First of, forget most of your preconceptions of North Dakota. It's not just a big old open air old folks home anymore- more kids from my county in western Minnesota are attending North Dakota colleges than Minnesota ones. Fargo, the state's biggest city, is growing by leaps and bounds- the housing boom is still growing strong there. In the northwestern corner of the North Dakota there are literal oil exploration fueled boomtowns. Thanks to that oil boom and the newfound profitability of farming, North Dakota's Republican and Democratic Non Partisan League parties are arguing over how best to spend budget surpluses. Meanwhile, thousands of farmers and related industry folks from around the world attended last week's "Big Iron" farm show. They had quarter million dollar combines that can mow a swath as wide as a city lot and GPS navigation systems that even steered them and signs advertising them in russian as well as english.
Despite global warming it's still cold though... But today it was in the 70s and sunny, so hop on the bike as we take a cruise through North Dakota politics.
The Obama campaign strategy in North Dakota is simple: canvass, canvass, canvass, then canvass some more. And when it get's dark, phone bank. I've dropped by three North Dakota Obama campaign offices, and two out of those three times I was asked to phone bank. At one campaign office I asked if they were doing anything at the community fairs the coming weekends. They weren't even aware they existed. Even the Big Iron show that draws 50,000 people was barely acknowledged by the Obama campaign. All that canvassing and phone banking can get pretty draining, which may explain why the reputed Obama staffer head count in ND has dropped from 100 to 50.
The air war isn't going much better than the ground war- I've yet to hear an Obama ad on North Dakota radio. Yes, the Obama campaign is up on TV. But North Dakotans work long hours, especially during harvest season- they're still in the tractor, the truck, or the shop during the evening news and are on the way to bed by the 10 o'clock news. Talk radio is the arbiter of North Dakota public opinion, and while you'll hear plenty of ads for statewide and local candidates on KFGO, KFYR, etc., you'll hear not a single Obama ad.
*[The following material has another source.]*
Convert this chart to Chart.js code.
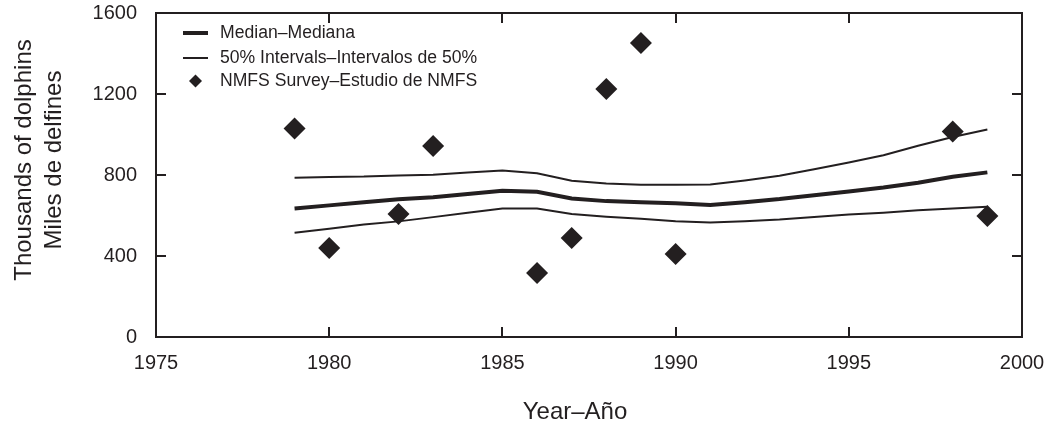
<!DOCTYPE html>
<html>
<head>
<meta charset="utf-8">
<script src="https://cdn.jsdelivr.net/npm/chart.js@4"></script>
<style>
  html, body { margin: 0; padding: 0; background: #fff; }
  #wrap { width: 1050px; height: 426px; }
</style>
</head>
<body>
<div id="wrap"><canvas id="grafico" width="1050" height="426"></canvas></div>
<script>
//--------------------------------------------------
// DADOS
//--------------------------------------------------

const anos         = [1979, 1980, 1981, 1982, 1983, 1984, 1985, 1986, 1987, 1988, 1989,
                      1990, 1991, 1992, 1993, 1994, 1995, 1996, 1997, 1998, 1999];
const mediana      = [635, 650, 665, 680, 690, 706, 722, 717, 684, 671, 665,
                      660, 652, 666, 681, 700, 718, 738, 762, 791, 813];
const intervaloSup = [787, 790, 792, 798, 801, 812, 822, 809, 772, 758, 752,
                      752, 753, 773, 796, 828, 862, 898, 944, 988, 1025];
const intervaloInf = [515, 535, 555, 571, 592, 614, 635, 635, 607, 594, 584,
                      572, 566, 572, 580, 592, 605, 614, 626, 634, 643];

const anosEstudo = [1979, 1980, 1982, 1983, 1986, 1987, 1988, 1989, 1990, 1998, 1999];
const estudoNMFS = [1030, 440, 607, 943, 316, 489, 1225, 1452, 410, 1015, 598];

const ticksX = [1975, 1980, 1985, 1990, 1995, 2000];
const ticksY = [0, 400, 800, 1200, 1600];

const legenda = ['Median–Mediana', '50% Intervals–Intervalos de 50%', 'NMFS Survey–Estudio de NMFS'];
const tituloX = 'Year–Año';
const tituloY = ['Thousands of dolphins', 'Miles de delfines'];

//--------------------------------------------------
// ESTILO
//--------------------------------------------------

const COR   = '#231f20';
const FONTE = '"Liberation Sans", Arial, sans-serif';

Chart.defaults.font.family = FONTE;
Chart.defaults.color = COR;

const pares = (xs, ys) => xs.map((x, i) => ({ x: x, y: ys[i] }));

//-----------------------------------
// MOLDURA + TICKS PARA DENTRO
//-----------------------------------

const moldura = {
  id: 'moldura',
  afterDraw(chart) {
    const { ctx, chartArea: { left, right, top, bottom }, scales: { x, y } } = chart;
    ctx.save();
    ctx.strokeStyle = COR;
    ctx.lineWidth   = 2;
    ctx.strokeRect(left, top, right - left, bottom - top);

    ctx.beginPath();
    ticksX.slice(1, -1).forEach(v => {
      const px = Math.round(x.getPixelForValue(v));
      ctx.moveTo(px, bottom); ctx.lineTo(px, bottom - 10);
      ctx.moveTo(px, top);    ctx.lineTo(px, top + 10);
    });
    ticksY.slice(1, -1).forEach(v => {
      const py = Math.round(y.getPixelForValue(v));
      ctx.moveTo(left, py);  ctx.lineTo(left + 10, py);
      ctx.moveTo(right, py); ctx.lineTo(right - 10, py);
    });
    ctx.stroke();
    ctx.restore();
  }
};

//-----------------------------------
// LEGENDA DENTRO DO GRÁFICO
//-----------------------------------

const legendaInterna = {
  id: 'legendaInterna',
  afterDraw(chart) {
    const { ctx, chartArea: { left, top } } = chart;
    const x0 = left + 27, x1 = left + 52, xt = left + 64;
    const linhas = [top + 20, top + 45, top + 68];

    ctx.save();
    ctx.strokeStyle = COR;
    ctx.fillStyle   = COR;

    ctx.lineWidth = 4;
    ctx.beginPath(); ctx.moveTo(x0, linhas[0]); ctx.lineTo(x1, linhas[0]); ctx.stroke();

    ctx.lineWidth = 2;
    ctx.beginPath(); ctx.moveTo(x0, linhas[1]); ctx.lineTo(x1, linhas[1]); ctx.stroke();

    const cx = (x0 + x1) / 2, r = 6.5;
    ctx.beginPath();
    ctx.moveTo(cx - r, linhas[2]); ctx.lineTo(cx, linhas[2] - r);
    ctx.lineTo(cx + r, linhas[2]); ctx.lineTo(cx, linhas[2] + r);
    ctx.closePath(); ctx.fill();

    ctx.font         = '17.6px ' + FONTE;
    ctx.textAlign    = 'left';
    ctx.textBaseline = 'middle';
    legenda.forEach((t, i) => ctx.fillText(t, xt, linhas[i]));
    ctx.restore();
  }
};

//-----------------------------------
// TÍTULOS DOS EIXOS
//-----------------------------------

const titulos = {
  id: 'titulos',
  afterDraw(chart) {
    const { ctx } = chart;
    ctx.save();
    ctx.fillStyle    = COR;
    ctx.font         = '24px ' + FONTE;
    ctx.textAlign    = 'center';
    ctx.textBaseline = 'middle';

    ctx.fillText(tituloX, 575, 412);

    ctx.translate(0, 160);
    ctx.rotate(-Math.PI / 2);
    ctx.fillText(tituloY[0], 0, 24);
    ctx.fillText(tituloY[1], 0, 54);
    ctx.restore();
  }
};

//--------------------------------------------------
// GRÁFICO
//--------------------------------------------------

const linhaBase = {
  type: 'line',
  borderColor: COR,
  pointRadius: 0,
  fill: false,
  tension: 0
};

new Chart(document.getElementById('grafico'), {
  type: 'line',
  data: {
    datasets: [
      {
        label: legenda[2],
        data: pares(anosEstudo, estudoNMFS),
        showLine: false,
        pointStyle: 'rectRot',
        pointRadius: 11,
        backgroundColor: COR,
        borderColor: COR,
        borderWidth: 0
      },
      { ...linhaBase, label: legenda[0], data: pares(anos, mediana),      borderWidth: 4 },
      { ...linhaBase, label: legenda[1], data: pares(anos, intervaloSup), borderWidth: 2 },
      { ...linhaBase, label: legenda[1], data: pares(anos, intervaloInf), borderWidth: 2 }
    ]
  },
  options: {
    responsive: false,
    animation: false,
    layout: { padding: { top: 13, right: 28, left: 0, bottom: 0 } },
    plugins: {
      legend:  { display: false },
      tooltip: { enabled: false }
    },
    scales: {
      x: {
        type: 'linear',
        min: 1975,
        max: 2000,
        grid:   { display: false, drawTicks: false },
        border: { display: false },
        afterBuildTicks: s => { s.ticks = ticksX.map(v => ({ value: v })); },
        afterFit: s => { s.height = 89; s.paddingLeft = 0; s.paddingRight = 0; },
        ticks: { font: { size: 20 }, color: COR, padding: 14, maxRotation: 0, autoSkip: false,
                 callback: v => String(v) }
      },
      y: {
        type: 'linear',
        min: 0,
        max: 1600,
        grid:   { display: false, drawTicks: false },
        border: { display: false },
        afterBuildTicks: s => { s.ticks = ticksY.map(v => ({ value: v })); },
        afterFit: s => { s.width = 156; s.paddingTop = 0; s.paddingBottom = 0; },
        ticks: { font: { size: 20 }, color: COR, padding: 19, callback: v => String(v) }
      }
    }
  },
  plugins: [moldura, legendaInterna, titulos]
});
</script>
</body>
</html>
One cannot help but reach the conclusion that the ND Obama campaign is being run out of Chicago, with blind faith that what worked in Iowa (but didn't work in several other states) will work in North Dakota and everywhere. But occasionally the Obama command and control center in Chicago loses a bit of control, and the North Dakota DemNPLers do something clever- like their shopping mall campaign office in Jamestown!
Now the DemNPLers aren't dumb- they have managed to win and hold the congressional and both senate seats, and are making progress in winning the legislative majority for the first time in years. So they rent space in the local mall where the voters are going to be anyway, and they walk in and say hello so the campaign doesn't have to slog door to door to find them. While the Obama campaign is still trying to validate Saul Alinsky's community organizing model, the local DemNPLers went where the voters are- the mall!
Memo to the Obama campaign- cut loose your North Dakota staff and tell them to take orders from the local democrats instead. They just might win North Dakota yet.